» AVAILABLE DATA:
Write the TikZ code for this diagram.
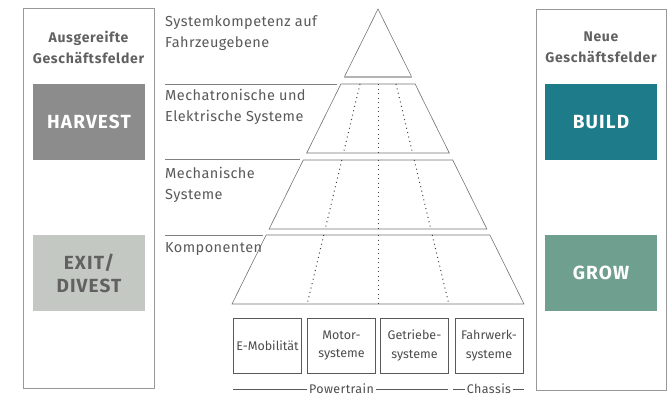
\documentclass[tikz,border=0pt]{standalone}
\usepackage{fontspec}
\setmainfont{Fira Sans}
\newfontfamily\lblfont[LetterSpace=3]{Fira Sans}
\newfontfamily\ttlfont[LetterSpace=5]{Fira Sans}
\newfontfamily\fldfont[LetterSpace=6]{Fira Sans}
\newfontfamily\grpfont[LetterSpace=3]{Fira Sans}
\begin{document}
\begin{tikzpicture}[x=1pt,y=-1pt,
  panel/.style={draw=black!40,line width=0.8pt},
  ptitle/.style={font=\ttlfont\fontsize{14}{21}\selectfont\bfseries,text=black!62,align=center,inner sep=0},
  fieldbox/.style={minimum width=112pt,minimum height=76pt,inner sep=0,font=\fldfont\fontsize{19}{23}\selectfont\bfseries,align=center},
  band/.style={draw=black!55,line width=0.6pt},
  dots/.style={draw=black!75,line width=1pt,dash pattern=on 1pt off 3.5pt},
  lbl/.style={font=\lblfont\fontsize{14.5}{21}\selectfont,text=black!65,align=left,anchor=base west,inner sep=0},
  sep/.style={draw=black!50,line width=1pt},
  sysbox/.style={draw=black!65,line width=0.7pt,minimum width=68pt,minimum height=55pt,inner sep=0,font=\fontsize{12.5}{18.5}\selectfont,text=black!70,align=center},
  grp/.style={font=\grpfont\fontsize{12.5}{13}\selectfont,text=black!70,inner sep=1.5pt},
  grpline/.style={draw=black!65,line width=0.6pt}]
\useasboundingbox (0,0) rectangle (668,396);
% left panel
\node[panel,minimum width=131pt,minimum height=380pt,anchor=north west] (lp) at (23,8) {};
\node[ptitle] (lt) at (88.5,47) {Ausgereifte\\Geschäftsfelder};
\node[fieldbox,fill=black!45,text=white] (harvest) at (89,122) {HARVEST};
\node[fieldbox,fill={rgb,255:red,196;green,200;blue,194},text=black!62] (exit) at (89,273) {EXIT/\\DIVEST};
% right panel
\node[panel,minimum width=130pt,minimum height=381pt,anchor=north west] (rp) at (536,9) {};
\node[ptitle] (rt) at (601,47) {Neue\\Geschäftsfelder};
\node[fieldbox,fill={rgb,255:red,30;green,123;blue,138},text=white] (build) at (601,122) {BUILD};
\node[fieldbox,fill={rgb,255:red,111;green,160;blue,143},text=white] (grow) at (601,273) {GROW};
% pyramid
\coordinate (apex) at (378,9);
\draw[band] (344.3,77) -- (apex) -- (411.7,77);
\draw[draw=black!30,line width=1.6pt] (344.3,77) -- (411.7,77);
\draw[band] (340.9,84) -- (415.1,84) -- (449.3,153) -- (306.7,153) -- cycle;
\draw[band] (303.3,160) -- (452.7,160) -- (486.9,229) -- (269.1,229) -- cycle;
\draw[band] (266.1,235) -- (489.9,235) -- (524,304) -- (232,304) -- cycle;
% dotted division lines
\foreach \ya/\yb in {84/153,160/229,235/304}{
  \draw[dots] (378,\ya) -- (378,\yb);
  \draw[dots] ({378-0.24*(\ya-9)},\ya) -- ({378-0.24*(\yb-9)},\yb);
  \draw[dots] ({378+0.24*(\ya-9)},\ya) -- ({378+0.24*(\yb-9)},\yb);
}
% level labels and separators
\node[lbl] (l1) at (165,48) {Systemkompetenz auf\\Fahrzeugebene};
\draw[sep] (165,84) -- (337,84);
\node[lbl] (l2) at (165,121) {Mechatronische und\\Elektrische Systeme};
\draw[sep] (165,159.5) -- (300,159.5);
\node[lbl] (l3) at (165,199) {Mechanische\\Systeme};
\draw[sep] (165,235) -- (263,235);
\node[lbl] (l4) at (165,252) {Komponenten};
% system boxes
\node[sysbox] (s1) at (267.5,345.5) {E-Mobilität};
\node[sysbox] (s2) at (341.5,345.5) {Motor-\\systeme};
\node[sysbox] (s3) at (414.5,345.5) {Getriebe-\\systeme};
\node[sysbox] (s4) at (489,345.5) {Fahrwerk-\\systeme};
% groups
\node[grp] (pt) at (341.5,389) {Powertrain};
\node[grp] (ch) at (489,389) {Chassis};
\coordinate (ptl) at (233,389);
\coordinate (ptr) at (448,389);
\coordinate (chl) at (453,389);
\coordinate (chr) at (524,389);
\draw[grpline] (ptl) -- (pt.west);
\draw[grpline] (pt.east) -- (ptr);
\draw[grpline] (chl) -- (ch.west);
\draw[grpline] (ch.east) -- (chr);
\end{tikzpicture}
\end{document}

» WRITTEN TASK:
Reproduce all of the data exactly, omitting each picture it holds.

» EXERCISE RESPONSE:
Write the TikZ code for this diagram.
\documentclass[tikz,border=0pt]{standalone}
\usepackage{fontspec}
\setmainfont{Fira Sans}
\newfontfamily\lblfont[LetterSpace=3]{Fira Sans}
\newfontfamily\ttlfont[LetterSpace=5]{Fira Sans}
\newfontfamily\fldfont[LetterSpace=6]{Fira Sans}
\newfontfamily\grpfont[LetterSpace=3]{Fira Sans}
\begin{document}
\begin{tikzpicture}[x=1pt,y=-1pt,
  panel/.style={draw=black!40,line width=0.8pt},
  ptitle/.style={font=\ttlfont\fontsize{14}{21}\selectfont\bfseries,text=black!62,align=center,inner sep=0},
  fieldbox/.style={minimum width=112pt,minimum height=76pt,inner sep=0,font=\fldfont\fontsize{19}{23}\selectfont\bfseries,align=center},
  band/.style={draw=black!55,line width=0.6pt},
  dots/.style={draw=black!75,line width=1pt,dash pattern=on 1pt off 3.5pt},
  lbl/.style={font=\lblfont\fontsize{14.5}{21}\selectfont,text=black!65,align=left,anchor=base west,inner sep=0},
  sep/.style={draw=black!50,line width=1pt},
  sysbox/.style={draw=black!65,line width=0.7pt,minimum width=68pt,minimum height=55pt,inner sep=0,font=\fontsize{12.5}{18.5}\selectfont,text=black!70,align=center},
  grp/.style={font=\grpfont\fontsize{12.5}{13}\selectfont,text=black!70,inner sep=1.5pt},
  grpline/.style={draw=black!65,line width=0.6pt}]
\useasboundingbox (0,0) rectangle (668,396);
% left panel
\node[panel,minimum width=131pt,minimum height=380pt,anchor=north west] (lp) at (23,8) {};
\node[ptitle] (lt) at (88.5,47) {Ausgereifte\\Geschäftsfelder};
\node[fieldbox,fill=black!45,text=white] (harvest) at (89,122) {HARVEST};
\node[fieldbox,fill={rgb,255:red,196;green,200;blue,194},text=black!62] (exit) at (89,273) {EXIT/\\DIVEST};
% right panel
\node[panel,minimum width=130pt,minimum height=381pt,anchor=north west] (rp) at (536,9) {};
\node[ptitle] (rt) at (601,47) {Neue\\Geschäftsfelder};
\node[fieldbox,fill={rgb,255:red,30;green,123;blue,138},text=white] (build) at (601,122) {BUILD};
\node[fieldbox,fill={rgb,255:red,111;green,160;blue,143},text=white] (grow) at (601,273) {GROW};
% pyramid
\coordinate (apex) at (378,9);
\draw[band] (344.3,77) -- (apex) -- (411.7,77);
\draw[draw=black!30,line width=1.6pt] (344.3,77) -- (411.7,77);
\draw[band] (340.9,84) -- (415.1,84) -- (449.3,153) -- (306.7,153) -- cycle;
\draw[band] (303.3,160) -- (452.7,160) -- (486.9,229) -- (269.1,229) -- cycle;
\draw[band] (266.1,235) -- (489.9,235) -- (524,304) -- (232,304) -- cycle;
% dotted division lines
\foreach \ya/\yb in {84/153,160/229,235/304}{
  \draw[dots] (378,\ya) -- (378,\yb);
  \draw[dots] ({378-0.24*(\ya-9)},\ya) -- ({378-0.24*(\yb-9)},\yb);
  \draw[dots] ({378+0.24*(\ya-9)},\ya) -- ({378+0.24*(\yb-9)},\yb);
}
% level labels and separators
\node[lbl] (l1) at (165,48) {Systemkompetenz auf\\Fahrzeugebene};
\draw[sep] (165,84) -- (337,84);
\node[lbl] (l2) at (165,121) {Mechatronische und\\Elektrische Systeme};
\draw[sep] (165,159.5) -- (300,159.5);
\node[lbl] (l3) at (165,199) {Mechanische\\Systeme};
\draw[sep] (165,235) -- (263,235);
\node[lbl] (l4) at (165,252) {Komponenten};
% system boxes
\node[sysbox] (s1) at (267.5,345.5) {E-Mobilität};
\node[sysbox] (s2) at (341.5,345.5) {Motor-\\systeme};
\node[sysbox] (s3) at (414.5,345.5) {Getriebe-\\systeme};
\node[sysbox] (s4) at (489,345.5) {Fahrwerk-\\systeme};
% groups
\node[grp] (pt) at (341.5,389) {Powertrain};
\node[grp] (ch) at (489,389) {Chassis};
\coordinate (ptl) at (233,389);
\coordinate (ptr) at (448,389);
\coordinate (chl) at (453,389);
\coordinate (chr) at (524,389);
\draw[grpline] (ptl) -- (pt.west);
\draw[grpline] (pt.east) -- (ptr);
\draw[grpline] (chl) -- (ch.west);
\draw[grpline] (ch.east) -- (chr);
\end{tikzpicture}
\end{document}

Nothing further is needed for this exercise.